— Start —

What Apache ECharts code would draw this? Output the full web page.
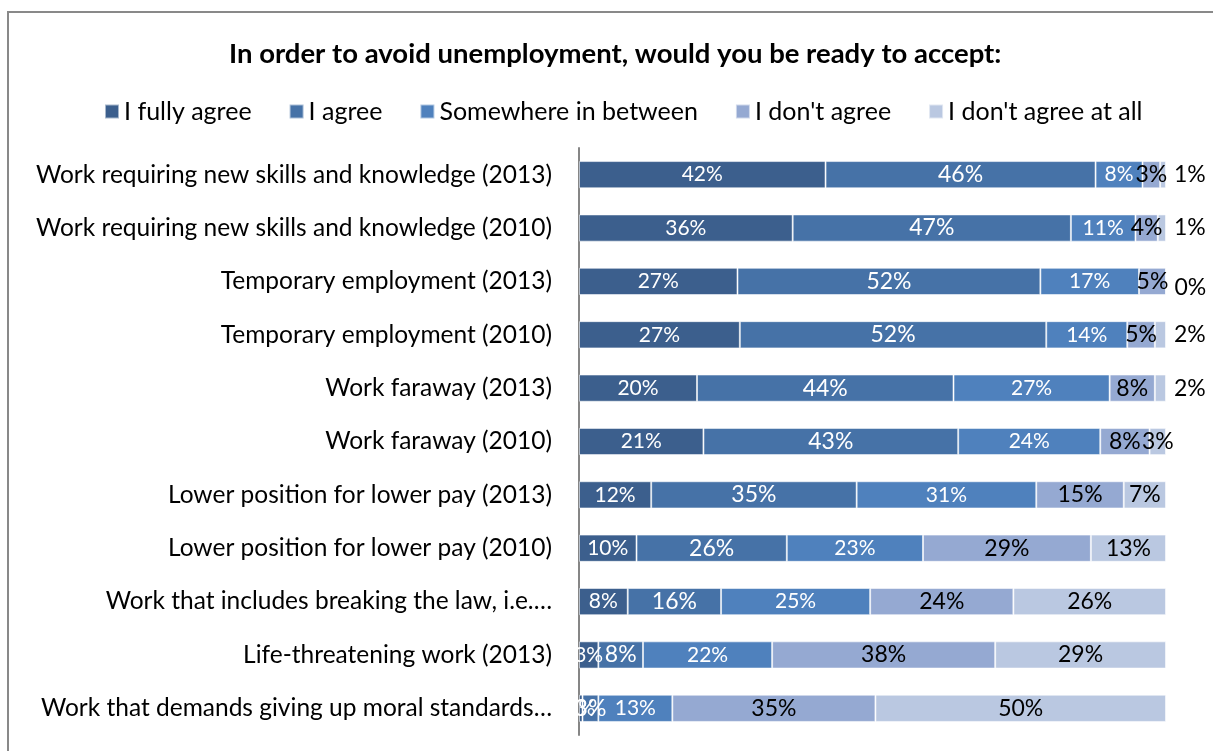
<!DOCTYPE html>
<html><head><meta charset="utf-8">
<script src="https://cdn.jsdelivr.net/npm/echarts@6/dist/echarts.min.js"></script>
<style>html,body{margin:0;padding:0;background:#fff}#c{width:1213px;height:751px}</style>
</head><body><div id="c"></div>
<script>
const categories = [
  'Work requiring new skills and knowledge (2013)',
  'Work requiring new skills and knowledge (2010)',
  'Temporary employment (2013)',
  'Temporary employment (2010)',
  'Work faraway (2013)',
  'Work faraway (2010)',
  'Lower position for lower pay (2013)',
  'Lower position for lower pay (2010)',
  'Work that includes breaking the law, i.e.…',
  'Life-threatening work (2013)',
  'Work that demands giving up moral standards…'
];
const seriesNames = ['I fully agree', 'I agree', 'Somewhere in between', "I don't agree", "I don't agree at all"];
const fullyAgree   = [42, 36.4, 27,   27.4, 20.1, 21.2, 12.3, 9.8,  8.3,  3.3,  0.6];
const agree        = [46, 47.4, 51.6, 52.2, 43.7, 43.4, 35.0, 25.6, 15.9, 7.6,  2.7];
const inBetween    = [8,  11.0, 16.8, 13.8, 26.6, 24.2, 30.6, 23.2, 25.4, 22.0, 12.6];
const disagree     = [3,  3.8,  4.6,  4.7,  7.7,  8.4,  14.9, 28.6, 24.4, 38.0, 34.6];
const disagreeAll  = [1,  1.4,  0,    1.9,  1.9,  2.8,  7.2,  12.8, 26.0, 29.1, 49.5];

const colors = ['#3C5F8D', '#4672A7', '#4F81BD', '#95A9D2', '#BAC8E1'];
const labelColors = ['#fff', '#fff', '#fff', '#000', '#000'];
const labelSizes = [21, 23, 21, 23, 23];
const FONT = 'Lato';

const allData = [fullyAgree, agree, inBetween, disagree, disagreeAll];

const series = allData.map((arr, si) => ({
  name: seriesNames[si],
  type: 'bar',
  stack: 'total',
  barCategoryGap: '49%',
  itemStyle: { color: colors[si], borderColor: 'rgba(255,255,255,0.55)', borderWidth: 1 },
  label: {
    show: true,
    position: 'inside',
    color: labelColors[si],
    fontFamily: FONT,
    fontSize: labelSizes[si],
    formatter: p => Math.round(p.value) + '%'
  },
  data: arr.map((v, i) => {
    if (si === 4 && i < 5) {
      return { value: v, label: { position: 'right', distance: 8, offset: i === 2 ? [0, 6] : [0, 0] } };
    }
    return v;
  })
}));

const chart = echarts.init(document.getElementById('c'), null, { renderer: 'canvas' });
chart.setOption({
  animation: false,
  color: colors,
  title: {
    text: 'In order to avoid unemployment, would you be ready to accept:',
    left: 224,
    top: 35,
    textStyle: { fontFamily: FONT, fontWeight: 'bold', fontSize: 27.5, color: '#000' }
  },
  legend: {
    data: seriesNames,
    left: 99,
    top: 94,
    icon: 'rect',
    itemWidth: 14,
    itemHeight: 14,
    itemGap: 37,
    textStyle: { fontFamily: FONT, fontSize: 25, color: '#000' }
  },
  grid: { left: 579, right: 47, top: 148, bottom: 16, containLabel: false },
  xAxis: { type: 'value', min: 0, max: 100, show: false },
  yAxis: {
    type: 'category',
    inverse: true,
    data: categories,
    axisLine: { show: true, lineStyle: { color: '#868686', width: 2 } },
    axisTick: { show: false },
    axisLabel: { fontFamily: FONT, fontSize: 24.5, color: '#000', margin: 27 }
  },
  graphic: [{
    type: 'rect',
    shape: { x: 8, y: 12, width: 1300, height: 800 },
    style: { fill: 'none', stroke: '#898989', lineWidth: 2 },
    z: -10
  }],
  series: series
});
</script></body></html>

— End —

Copy each line above that contains the string "would".

SOLUTION -
What Apache ECharts code would draw this? Output the full web page.
    text: 'In order to avoid unemployment, would you be ready to accept:',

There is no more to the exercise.